= Nikolay Kaufman =

Bulgarian musicologist, folklorist, and composer (1925–2018)

Nikolay Yankov Kaufman (Николай Янков Кауфман; 23 September 1925 – 26 March 2018) was a Bulgarian musicologist, folklorist and composer, sometimes cited as Bulgaria's foremost scholar in his field.

Kaufman was born in the Danubian town of Ruse to an Ashkenazi Jewish Bulgarian family. In 1952, he graduated in trumpet and music theory from the National Academy of Music in Sofia.

From 1952-88, he worked at the Bulgarian Academy of Sciences' Institute of Music; he then moved to the Institute of Folkloristics. Beginning in 1978, he was a lecturer at the National Academy of Music. He was awarded a doctor's degree in 1973.

Kaufman's compositions include over a thousand arrangements of Bulgarian, Ashkenazi and Sephardi Jewish folk songs, his own songs composed in a Bulgarian folk style and piano pieces. Some of the Bulgarian State Television Female Vocal Choir's recordings were based on Kaufman's arrangements of Bulgarian folk songs, including some in the choir's Grammy Award-winning album Le Mystère des Voix Bulgares, Vol. II.
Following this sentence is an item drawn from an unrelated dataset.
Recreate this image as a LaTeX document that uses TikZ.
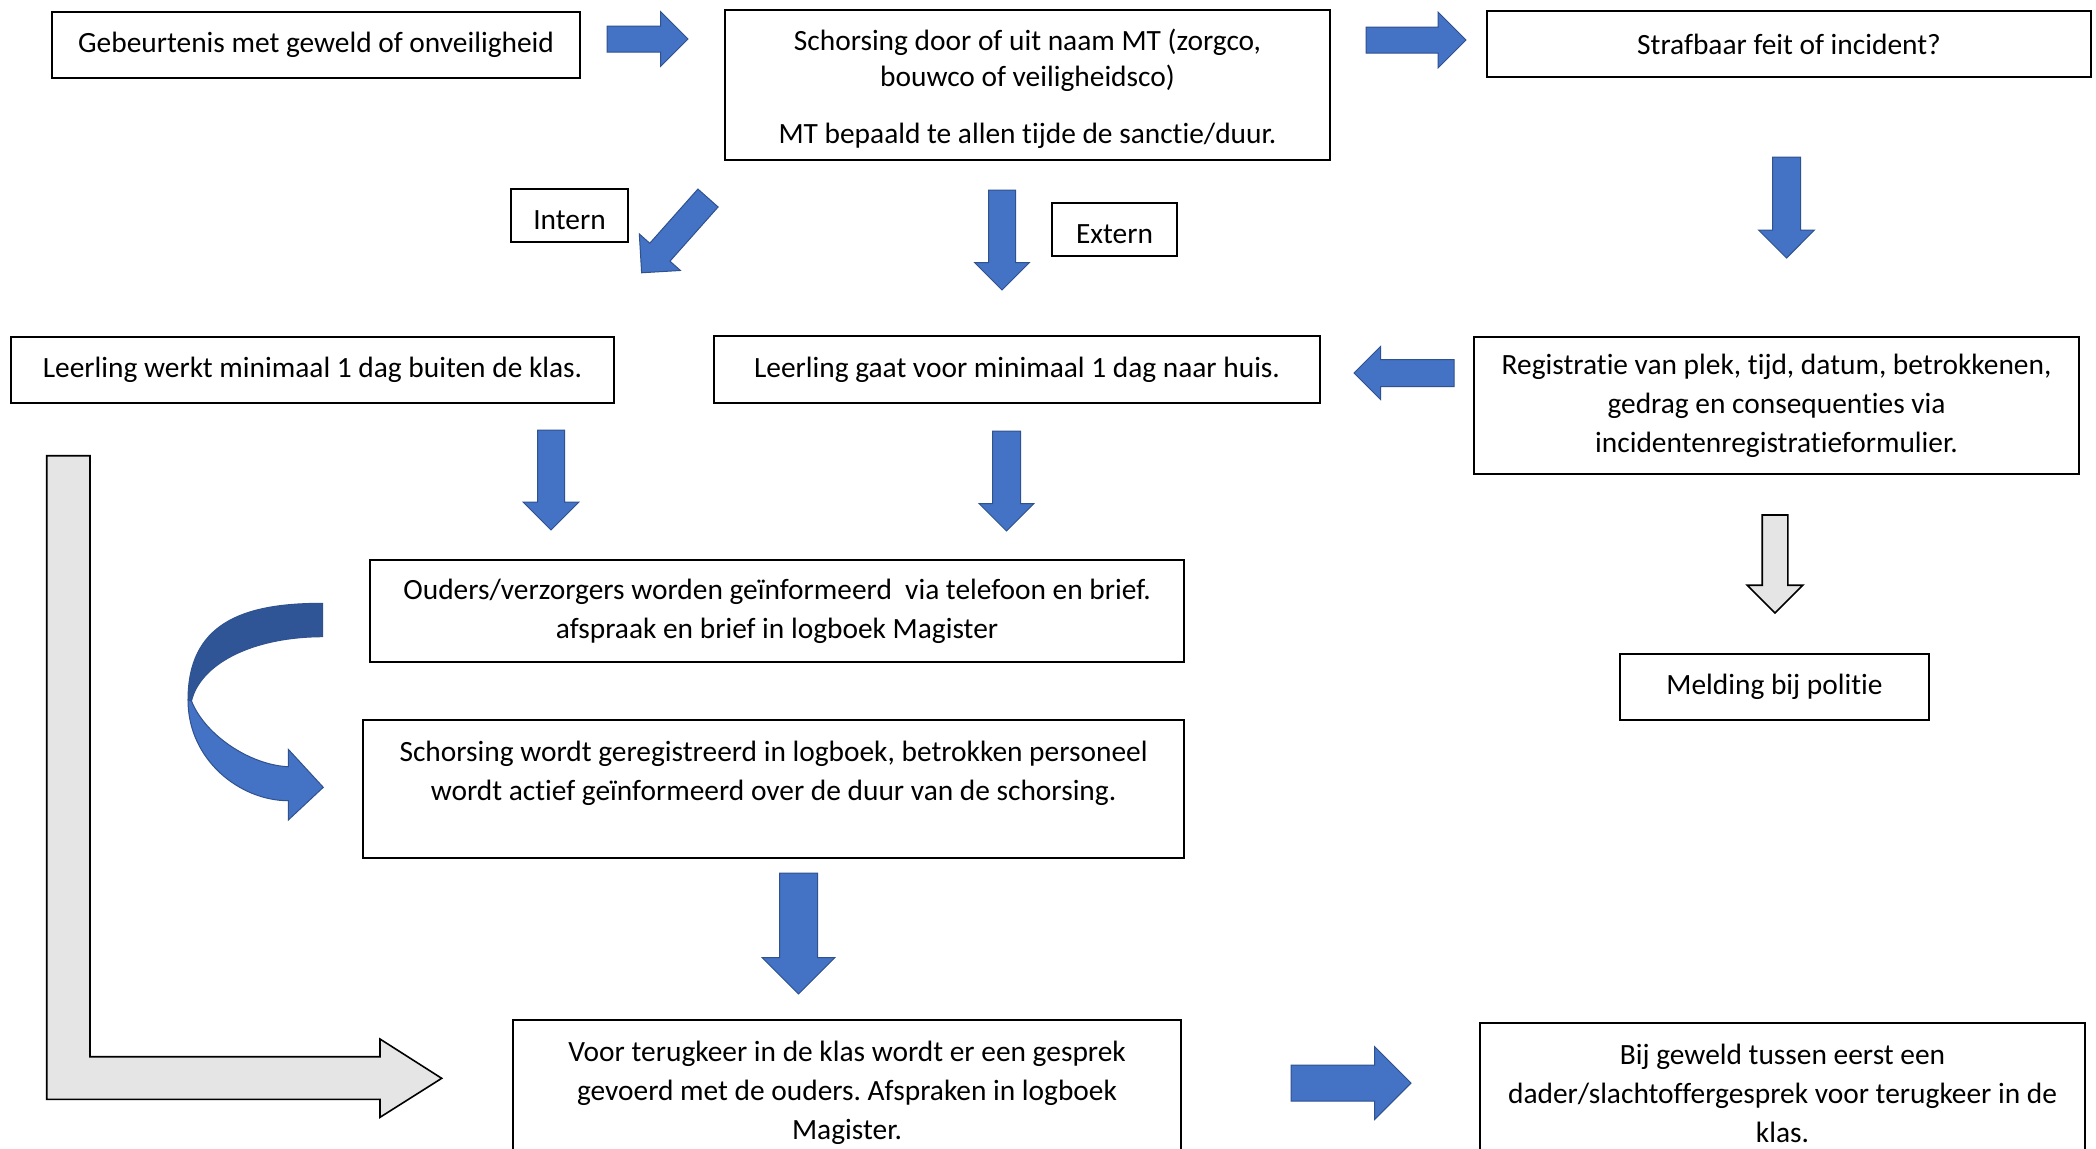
\documentclass[tikz,border=0pt]{standalone}
\usepackage{fontspec}
\setmainfont{Carlito}[Ligatures=NoCommon]
\usepackage{tikz}
\usetikzlibrary{shapes.arrows}
\definecolor{pijlblauw}{HTML}{4472C4}
\definecolor{pijlrand}{HTML}{2F528F}
\definecolor{pijldonker}{HTML}{2F5597}
\definecolor{pijlgrijs}{HTML}{E5E5E5}
\tikzset{blok/.style={
        draw, 
        rectangle, 
        line width=0.8pt, 
        align=center,  
        inner sep=0pt } }
\tikzset{pijl/.style={
    single arrow, 
    draw=pijlrand, 
    fill=pijlblauw, 
    line width=0.5pt, 
    inner xsep=0pt, 
    outer sep=0pt, 
    anchor=tail } }
\tikzset{pijlg/.style={
    pijl, 
    draw=black, 
    fill=pijlgrijs, 
    line width=0.8pt } }

\begin{document}
\frenchspacing
\begin{tikzpicture}[x=0.5pt,y=-0.5pt,font=\fontsize{14.7}{19.5}\selectfont] % 1 eenheid = 1 px

\useasboundingbox[fill=white] (0,0) rectangle (2096,1148);

\node[blok, minimum width=264pt, minimum height=33pt] (geb) at (316,45) 
{Gebeurtenis met geweld of onveiligheid}; 
\node[blok, minimum width=302.5pt, minimum height=75pt] (schors) at (1027.5,85) 
[label={[anchor=north,yshift=-6.3pt,align=center,font=\fontsize{14.7}{18}\selectfont]north:{Schorsing door of uit naam MT (zorgco,\\bouwco of veiligheidsco)\\[10.75pt]MT bepaald te allen tijde de sanctie/duur.}}] {}; 
\node[blok, minimum width=302pt, minimum height=33pt] (straf) at (1789,44) 
{Strafbaar feit of incident?}; 

\node[blok, minimum width=58.5pt, minimum height=26.5pt, text height=14pt] (intern) at (569.5,215.5) {Intern}; 
\node[blok, minimum width=62.5pt, minimum height=26.5pt, text height=14pt] (extern) at (1114.5,229.5) {Extern}; 

\node[blok, minimum width=301.5pt, minimum height=33pt] (werkt) at (312.5,370) 
{Leerling werkt minimaal 1 dag buiten de klas.}; 
\node[blok, minimum width=303pt, minimum height=33.5pt] (huis) at (1017,369.5) 
{Leerling gaat voor minimaal 1 dag naar huis.}; 
\node[blok, minimum width=302.5pt, minimum height=68.5pt] (regi) at (1776.5,405.5) 
{Registratie van plek, tijd, datum, betrokkenen,\\gedrag en consequenties via\\incidentenregistratieformulier.}; 

\node[blok, minimum width=407pt, minimum height=51pt] (ouders) at (777,611) 
{Ouders/verzorgers worden geïnformeerd\ \ via telefoon en brief.\\afspraak en brief in logboek Magister}; 
\node[blok, minimum width=154.5pt, minimum height=33pt] (melding) at (1774.5,687) 
{Melding bij politie}; 
\node[blok, minimum width=410.5pt, minimum height=69pt] (logb) at (773.5,789) 
[label={[anchor=north,yshift=-7.5pt,align=center]north:{Schorsing wordt geregistreerd in logboek, betrokken personeel\\wordt actief geïnformeerd over de duur van de schorsing.}}] {}; 

\node[blok, minimum width=334pt, minimum height=70pt] (terug) at (847,1090) 
[label={[anchor=north,yshift=-7.5pt,align=center]north:{Voor terugkeer in de klas wordt er een gesprek\\gevoerd met de ouders. Afspraken in logboek\\Magister.}}] {}; 
\node[blok, minimum width=302.5pt, minimum height=68.5pt] (dader) at (1782.5,1091.5) 
[label={[anchor=north,yshift=-7.5pt,align=center]north:{Bij geweld tussen eerst een\\dader/slachtoffergesprek voor terugkeer in de\\klas.}}] {}; 

% blokpijlen (inner ysep = halve schacht)
\node[pijl, minimum height=40.5pt, minimum width=27pt, inner ysep=6.25pt, single arrow head extend=7.25pt] (p1) at (607,39) {};
\node[pijl, minimum height=50pt, minimum width=27.5pt, inner ysep=6.25pt, single arrow head extend=7.5pt] (p2) at (1366,40) {};
\node[pijl, minimum height=50.5pt, minimum width=27.5pt, inner ysep=6.75pt, single arrow head extend=7pt, rotate=-90] (p3) at (1786.5,157) {};
\node[pijl, minimum height=50pt, minimum width=26pt, inner ysep=6.5pt, single arrow head extend=6.5pt, rotate=180] (p4) at (1454,373) {};
\node[pijl, minimum height=50pt, minimum width=27pt, inner ysep=6.5pt, single arrow head extend=7pt, rotate=228.4] (p5) at (708,198) {};
\node[pijl, minimum height=50pt, minimum width=27pt, inner ysep=6.5pt, single arrow head extend=7pt, rotate=-90] (p6) at (1002,190) {};
\node[pijl, minimum height=50pt, minimum width=27.5pt, inner ysep=6.5pt, single arrow head extend=7.25pt, rotate=-90] (p7) at (551,430) {};
\node[pijl, minimum height=50pt, minimum width=27pt, inner ysep=6.75pt, single arrow head extend=6.75pt, rotate=-90] (p8) at (1006.5,431) {};
\node[pijl, minimum height=60.5pt, minimum width=36pt, inner ysep=9.25pt, single arrow head extend=8.75pt, rotate=-90] (p9) at (798.5,873) {};
\node[pijl, minimum height=60pt, minimum width=36pt, inner ysep=8.75pt, single arrow head extend=9.25pt] (p10) at (1291,1083) {};
\node[pijlg, minimum height=49pt, minimum width=27pt, inner ysep=6pt, single arrow head extend=7.5pt, rotate=-90] (p11) at (1775,515) {};

% gebogen pijl
\filldraw[fill=pijldonker, draw=pijlrand, line width=0.5pt] 
(322.7,603.3) .. controls (240,603) and (188,625) .. (188,700) 
-- (191.5,701) .. controls (200,665) and (250,637) .. (322.7,636.7) -- cycle;
\filldraw[fill=pijlblauw, draw=pijlrand, line width=0.5pt] 
(188,700) .. controls (188,760) and (240,800.7) .. (288.3,800.7) 
-- (288.3,820) -- (323.3,787.3) -- (288.3,749.3) -- (288.3,766.7) 
.. controls (250,765) and (205,735) .. (191.5,701) -- cycle;

% L-pijl
\filldraw[fill=pijlgrijs, draw=black, line width=0.8pt] 
(46.7,455.7) -- (90,455.7) -- (90,1056.7) -- (380,1056.7) -- (380,1039) 
-- (441.7,1078.3) -- (380,1117.3) -- (380,1099.3) -- (46.7,1099.3) -- cycle;

\end{tikzpicture}
\end{document}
Kaufman's work as a musicologist covers the recording of over 30,000 Bulgarian folk songs and tunes, the result of his theoretical and field studies. He produced a number of books, collections and articles. Since 1997, he has been a corresponding member of the Bulgarian Academy of Sciences and an academician since 2003. He received a number of professional prizes and awards.